:: Material ::
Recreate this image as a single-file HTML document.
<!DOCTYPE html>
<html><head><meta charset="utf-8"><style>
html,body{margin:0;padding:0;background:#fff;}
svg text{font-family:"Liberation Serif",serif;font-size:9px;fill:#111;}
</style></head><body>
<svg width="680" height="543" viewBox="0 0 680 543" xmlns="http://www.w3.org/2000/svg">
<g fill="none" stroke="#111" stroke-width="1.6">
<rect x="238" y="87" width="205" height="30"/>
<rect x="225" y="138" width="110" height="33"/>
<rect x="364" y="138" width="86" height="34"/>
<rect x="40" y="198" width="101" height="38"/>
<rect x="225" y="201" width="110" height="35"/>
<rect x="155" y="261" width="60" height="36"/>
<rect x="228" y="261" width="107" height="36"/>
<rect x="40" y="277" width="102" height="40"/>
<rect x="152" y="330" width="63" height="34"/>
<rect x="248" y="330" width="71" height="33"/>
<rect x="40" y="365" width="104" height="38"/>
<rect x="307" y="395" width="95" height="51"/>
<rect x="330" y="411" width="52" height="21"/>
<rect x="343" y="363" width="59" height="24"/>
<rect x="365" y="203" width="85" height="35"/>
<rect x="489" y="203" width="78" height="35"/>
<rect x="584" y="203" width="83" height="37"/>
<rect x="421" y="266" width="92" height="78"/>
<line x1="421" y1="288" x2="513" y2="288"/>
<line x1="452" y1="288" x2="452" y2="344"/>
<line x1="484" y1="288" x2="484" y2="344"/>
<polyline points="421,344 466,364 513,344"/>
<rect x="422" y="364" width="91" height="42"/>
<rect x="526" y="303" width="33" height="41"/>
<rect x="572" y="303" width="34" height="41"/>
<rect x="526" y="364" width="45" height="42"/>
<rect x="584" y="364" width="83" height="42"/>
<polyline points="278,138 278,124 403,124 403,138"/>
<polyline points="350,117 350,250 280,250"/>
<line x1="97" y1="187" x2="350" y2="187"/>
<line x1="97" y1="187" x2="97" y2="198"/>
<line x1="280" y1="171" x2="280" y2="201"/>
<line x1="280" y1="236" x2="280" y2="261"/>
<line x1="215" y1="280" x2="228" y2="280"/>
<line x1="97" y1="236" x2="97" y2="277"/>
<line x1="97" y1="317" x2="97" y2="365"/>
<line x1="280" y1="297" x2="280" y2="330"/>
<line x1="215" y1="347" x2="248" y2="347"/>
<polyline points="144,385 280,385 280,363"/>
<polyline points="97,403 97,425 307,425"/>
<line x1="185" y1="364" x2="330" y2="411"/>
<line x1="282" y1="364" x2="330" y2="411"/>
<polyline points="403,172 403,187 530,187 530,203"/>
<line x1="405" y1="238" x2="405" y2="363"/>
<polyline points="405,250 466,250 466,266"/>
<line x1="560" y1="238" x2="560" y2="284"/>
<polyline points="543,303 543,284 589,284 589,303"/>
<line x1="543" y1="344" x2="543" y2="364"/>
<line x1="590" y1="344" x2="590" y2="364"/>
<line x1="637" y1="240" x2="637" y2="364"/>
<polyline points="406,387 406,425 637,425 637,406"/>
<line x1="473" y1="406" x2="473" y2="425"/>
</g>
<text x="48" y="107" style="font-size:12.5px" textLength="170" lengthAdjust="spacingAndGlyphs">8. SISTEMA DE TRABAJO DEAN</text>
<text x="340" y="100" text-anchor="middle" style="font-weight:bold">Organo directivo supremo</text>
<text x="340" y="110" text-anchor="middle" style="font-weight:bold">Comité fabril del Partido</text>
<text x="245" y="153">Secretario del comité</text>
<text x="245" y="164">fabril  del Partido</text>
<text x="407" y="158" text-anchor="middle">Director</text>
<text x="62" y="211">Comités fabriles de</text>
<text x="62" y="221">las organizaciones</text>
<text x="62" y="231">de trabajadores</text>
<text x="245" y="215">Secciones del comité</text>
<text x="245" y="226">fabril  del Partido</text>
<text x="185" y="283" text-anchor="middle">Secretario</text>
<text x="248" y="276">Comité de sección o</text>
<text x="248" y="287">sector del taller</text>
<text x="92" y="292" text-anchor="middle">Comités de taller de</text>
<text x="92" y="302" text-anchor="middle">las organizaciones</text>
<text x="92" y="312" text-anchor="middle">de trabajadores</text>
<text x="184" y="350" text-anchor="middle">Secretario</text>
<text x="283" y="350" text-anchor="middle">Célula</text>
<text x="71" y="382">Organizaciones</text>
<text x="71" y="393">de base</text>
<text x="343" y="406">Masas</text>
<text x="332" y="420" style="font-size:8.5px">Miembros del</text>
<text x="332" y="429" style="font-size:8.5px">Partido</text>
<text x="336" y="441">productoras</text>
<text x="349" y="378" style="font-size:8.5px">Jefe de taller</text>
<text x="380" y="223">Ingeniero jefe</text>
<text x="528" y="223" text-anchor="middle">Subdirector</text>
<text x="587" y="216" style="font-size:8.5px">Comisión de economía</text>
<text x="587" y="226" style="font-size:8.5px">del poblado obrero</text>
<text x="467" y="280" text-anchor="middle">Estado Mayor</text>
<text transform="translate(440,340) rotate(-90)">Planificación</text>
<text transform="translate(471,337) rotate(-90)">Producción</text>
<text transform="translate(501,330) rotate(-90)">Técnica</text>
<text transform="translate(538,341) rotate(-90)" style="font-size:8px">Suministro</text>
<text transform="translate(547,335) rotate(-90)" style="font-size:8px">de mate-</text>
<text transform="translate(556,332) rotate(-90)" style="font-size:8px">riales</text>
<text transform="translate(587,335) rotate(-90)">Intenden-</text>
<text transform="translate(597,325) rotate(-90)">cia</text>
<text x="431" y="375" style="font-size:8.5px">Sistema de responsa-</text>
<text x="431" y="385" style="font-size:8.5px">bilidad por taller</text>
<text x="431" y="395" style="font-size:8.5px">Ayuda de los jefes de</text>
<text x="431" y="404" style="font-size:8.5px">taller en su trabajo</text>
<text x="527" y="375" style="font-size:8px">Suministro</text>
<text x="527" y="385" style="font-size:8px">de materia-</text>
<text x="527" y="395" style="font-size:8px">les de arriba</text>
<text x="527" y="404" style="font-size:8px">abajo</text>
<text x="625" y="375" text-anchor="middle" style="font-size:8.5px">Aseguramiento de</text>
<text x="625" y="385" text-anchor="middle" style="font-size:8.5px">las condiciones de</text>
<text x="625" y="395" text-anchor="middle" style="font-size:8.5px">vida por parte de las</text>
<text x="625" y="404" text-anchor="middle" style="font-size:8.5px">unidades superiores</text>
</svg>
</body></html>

:: What to do ::
Each line of the material should be echoed exactly.

:: Response for this exercise ::
Recreate this image as a single-file HTML document.
<!DOCTYPE html>
<html><head><meta charset="utf-8"><style>
html,body{margin:0;padding:0;background:#fff;}
svg text{font-family:"Liberation Serif",serif;font-size:9px;fill:#111;}
</style></head><body>
<svg width="680" height="543" viewBox="0 0 680 543" xmlns="http://www.w3.org/2000/svg">
<g fill="none" stroke="#111" stroke-width="1.6">
<rect x="238" y="87" width="205" height="30"/>
<rect x="225" y="138" width="110" height="33"/>
<rect x="364" y="138" width="86" height="34"/>
<rect x="40" y="198" width="101" height="38"/>
<rect x="225" y="201" width="110" height="35"/>
<rect x="155" y="261" width="60" height="36"/>
<rect x="228" y="261" width="107" height="36"/>
<rect x="40" y="277" width="102" height="40"/>
<rect x="152" y="330" width="63" height="34"/>
<rect x="248" y="330" width="71" height="33"/>
<rect x="40" y="365" width="104" height="38"/>
<rect x="307" y="395" width="95" height="51"/>
<rect x="330" y="411" width="52" height="21"/>
<rect x="343" y="363" width="59" height="24"/>
<rect x="365" y="203" width="85" height="35"/>
<rect x="489" y="203" width="78" height="35"/>
<rect x="584" y="203" width="83" height="37"/>
<rect x="421" y="266" width="92" height="78"/>
<line x1="421" y1="288" x2="513" y2="288"/>
<line x1="452" y1="288" x2="452" y2="344"/>
<line x1="484" y1="288" x2="484" y2="344"/>
<polyline points="421,344 466,364 513,344"/>
<rect x="422" y="364" width="91" height="42"/>
<rect x="526" y="303" width="33" height="41"/>
<rect x="572" y="303" width="34" height="41"/>
<rect x="526" y="364" width="45" height="42"/>
<rect x="584" y="364" width="83" height="42"/>
<polyline points="278,138 278,124 403,124 403,138"/>
<polyline points="350,117 350,250 280,250"/>
<line x1="97" y1="187" x2="350" y2="187"/>
<line x1="97" y1="187" x2="97" y2="198"/>
<line x1="280" y1="171" x2="280" y2="201"/>
<line x1="280" y1="236" x2="280" y2="261"/>
<line x1="215" y1="280" x2="228" y2="280"/>
<line x1="97" y1="236" x2="97" y2="277"/>
<line x1="97" y1="317" x2="97" y2="365"/>
<line x1="280" y1="297" x2="280" y2="330"/>
<line x1="215" y1="347" x2="248" y2="347"/>
<polyline points="144,385 280,385 280,363"/>
<polyline points="97,403 97,425 307,425"/>
<line x1="185" y1="364" x2="330" y2="411"/>
<line x1="282" y1="364" x2="330" y2="411"/>
<polyline points="403,172 403,187 530,187 530,203"/>
<line x1="405" y1="238" x2="405" y2="363"/>
<polyline points="405,250 466,250 466,266"/>
<line x1="560" y1="238" x2="560" y2="284"/>
<polyline points="543,303 543,284 589,284 589,303"/>
<line x1="543" y1="344" x2="543" y2="364"/>
<line x1="590" y1="344" x2="590" y2="364"/>
<line x1="637" y1="240" x2="637" y2="364"/>
<polyline points="406,387 406,425 637,425 637,406"/>
<line x1="473" y1="406" x2="473" y2="425"/>
</g>
<text x="48" y="107" style="font-size:12.5px" textLength="170" lengthAdjust="spacingAndGlyphs">8. SISTEMA DE TRABAJO DEAN</text>
<text x="340" y="100" text-anchor="middle" style="font-weight:bold">Organo directivo supremo</text>
<text x="340" y="110" text-anchor="middle" style="font-weight:bold">Comité fabril del Partido</text>
<text x="245" y="153">Secretario del comité</text>
<text x="245" y="164">fabril  del Partido</text>
<text x="407" y="158" text-anchor="middle">Director</text>
<text x="62" y="211">Comités fabriles de</text>
<text x="62" y="221">las organizaciones</text>
<text x="62" y="231">de trabajadores</text>
<text x="245" y="215">Secciones del comité</text>
<text x="245" y="226">fabril  del Partido</text>
<text x="185" y="283" text-anchor="middle">Secretario</text>
<text x="248" y="276">Comité de sección o</text>
<text x="248" y="287">sector del taller</text>
<text x="92" y="292" text-anchor="middle">Comités de taller de</text>
<text x="92" y="302" text-anchor="middle">las organizaciones</text>
<text x="92" y="312" text-anchor="middle">de trabajadores</text>
<text x="184" y="350" text-anchor="middle">Secretario</text>
<text x="283" y="350" text-anchor="middle">Célula</text>
<text x="71" y="382">Organizaciones</text>
<text x="71" y="393">de base</text>
<text x="343" y="406">Masas</text>
<text x="332" y="420" style="font-size:8.5px">Miembros del</text>
<text x="332" y="429" style="font-size:8.5px">Partido</text>
<text x="336" y="441">productoras</text>
<text x="349" y="378" style="font-size:8.5px">Jefe de taller</text>
<text x="380" y="223">Ingeniero jefe</text>
<text x="528" y="223" text-anchor="middle">Subdirector</text>
<text x="587" y="216" style="font-size:8.5px">Comisión de economía</text>
<text x="587" y="226" style="font-size:8.5px">del poblado obrero</text>
<text x="467" y="280" text-anchor="middle">Estado Mayor</text>
<text transform="translate(440,340) rotate(-90)">Planificación</text>
<text transform="translate(471,337) rotate(-90)">Producción</text>
<text transform="translate(501,330) rotate(-90)">Técnica</text>
<text transform="translate(538,341) rotate(-90)" style="font-size:8px">Suministro</text>
<text transform="translate(547,335) rotate(-90)" style="font-size:8px">de mate-</text>
<text transform="translate(556,332) rotate(-90)" style="font-size:8px">riales</text>
<text transform="translate(587,335) rotate(-90)">Intenden-</text>
<text transform="translate(597,325) rotate(-90)">cia</text>
<text x="431" y="375" style="font-size:8.5px">Sistema de responsa-</text>
<text x="431" y="385" style="font-size:8.5px">bilidad por taller</text>
<text x="431" y="395" style="font-size:8.5px">Ayuda de los jefes de</text>
<text x="431" y="404" style="font-size:8.5px">taller en su trabajo</text>
<text x="527" y="375" style="font-size:8px">Suministro</text>
<text x="527" y="385" style="font-size:8px">de materia-</text>
<text x="527" y="395" style="font-size:8px">les de arriba</text>
<text x="527" y="404" style="font-size:8px">abajo</text>
<text x="625" y="375" text-anchor="middle" style="font-size:8.5px">Aseguramiento de</text>
<text x="625" y="385" text-anchor="middle" style="font-size:8.5px">las condiciones de</text>
<text x="625" y="395" text-anchor="middle" style="font-size:8.5px">vida por parte de las</text>
<text x="625" y="404" text-anchor="middle" style="font-size:8.5px">unidades superiores</text>
</svg>
</body></html>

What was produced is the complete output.